G.  Mandatory Redemption
      of Notes......................  On the Distribution Date on or
                                        immediately following the last day of
                                        the Funding Period, the amount remaining
                                        on deposit in the Pre-Funding Account on
                                        such Distribution Date will be
                                        distributed to the holders of the Class
                                        A-1 Notes until they have been paid in
                                        full, and then to the holders of the
                                        Class A-2 Notes in each case as a
                                        payment of principal.

                                        The "Funding Period" means the
                                        period from the Closing Date until the
                                        first to occur of (i) an Event of
                                        Default occurring under the Indenture, a
                                        Master Servicer Default occurring under
                                        the Sale and Servicing Agreement or an
                                        Administrator Default occurring under
                                        the Sale and Servicing Agreement or the
                                        Administration Agreement, (ii) certain
                                        events of insolvency with respect to the
                                        Seller or (iii) the last day of the
                                        Collection Period preceding the ________
                                        Distribution Date.

Risk Factors........................  Prospective investors should
                                        consider the risks associated with any
                                        investment in the Securities. See "Risk
                                        Factors."

The Trust...........................    The Trust was established
                                        under the laws of New York by the Trust
                                        Agreement. The activities of the Trust
                                        and the Eligible Lender Trustee will be
                                        limited by the terms of the Trust
                                        Agreement to acquiring, owning and
                                        managing the Financed Student Loans and
                                        the other assets of the Trust as
                                        described herein, issuing the
                                        Securities, making payments thereon and
                                        other activities related thereto.
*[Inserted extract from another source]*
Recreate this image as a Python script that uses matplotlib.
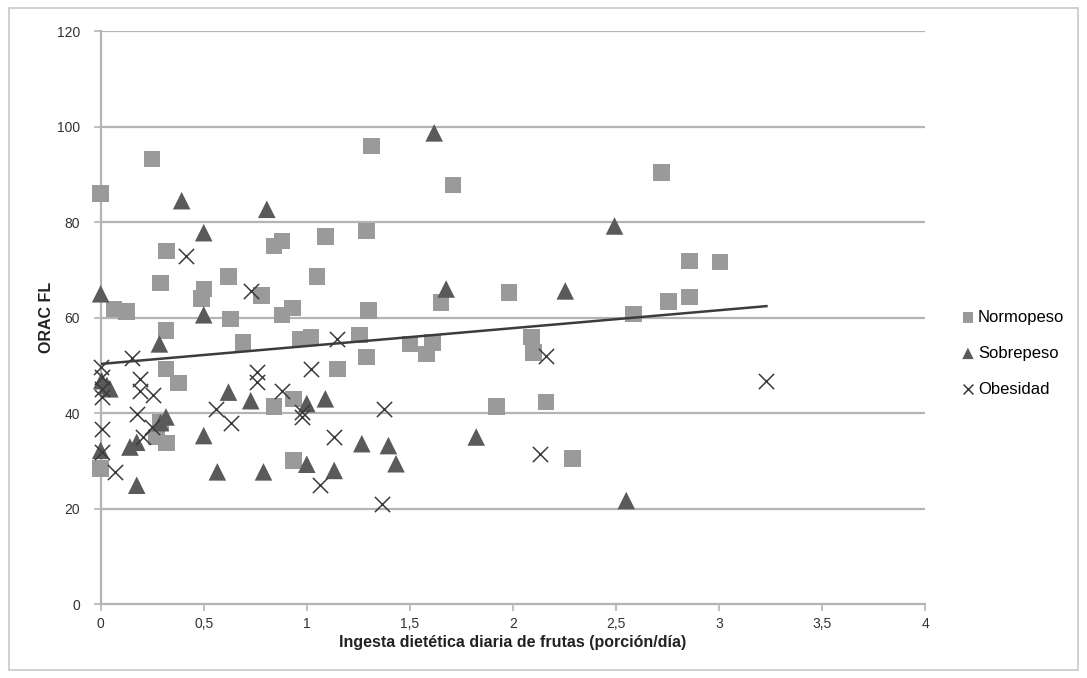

Assets of the Trust.................    The assets of the Trust will
                                        include the following:

A.  Financed Student Loans..........    The Financed Student Loans
                                        will consist of Student Loans and will
                                        include rights to receive payments made
                                        with respect to such Financed Student
                                        Loans and the proceeds thereof. On or
                                        prior to the Closing Date, the Seller
                                        will sell Student Loans (such Student
                                        Loans, the "Initial Financed Student
                                        Loans") having an aggregate principal
                                        balance (calculated as described herein)
                                        of approximately $________ as of the
                                        Statistical Cutoff Date to the Eligible
                                        Lender Trustee on behalf of the Trust
                                        pursuant to a Sale and Servicing
                                        Agreement to be dated as ________, 1997
                                        (as amended and supplemented from time
                                        to time, the "Sale and Servicing
                                        Agreement"), among the Seller, the
                                        Master Servicer, the Administrator, the
                                        Trust and the Eligible Lender Trustee.
                                        On or prior to the Special Determination
                                        Date, the Seller intends to sell all of
                                        the additional Student Loans
                                        constituting the Subsequent Pool, and
                                        the Trust, subject to certain
                                        limitations described herein, will be
                                        obligated to purchase solely from the
                                        Subsequent Pool Pre-Funded Amount such
                                        Student Loans, having an aggregate
                                        principal balance (calculated as
                                        described herein) of $________ as of the
                                        Statistical Cutoff Date. Student Loans
                                        sold to the Trust from the Subsequent
                                        Pool are referred to herein as the
                                        "Subsequent Financed Student Loans."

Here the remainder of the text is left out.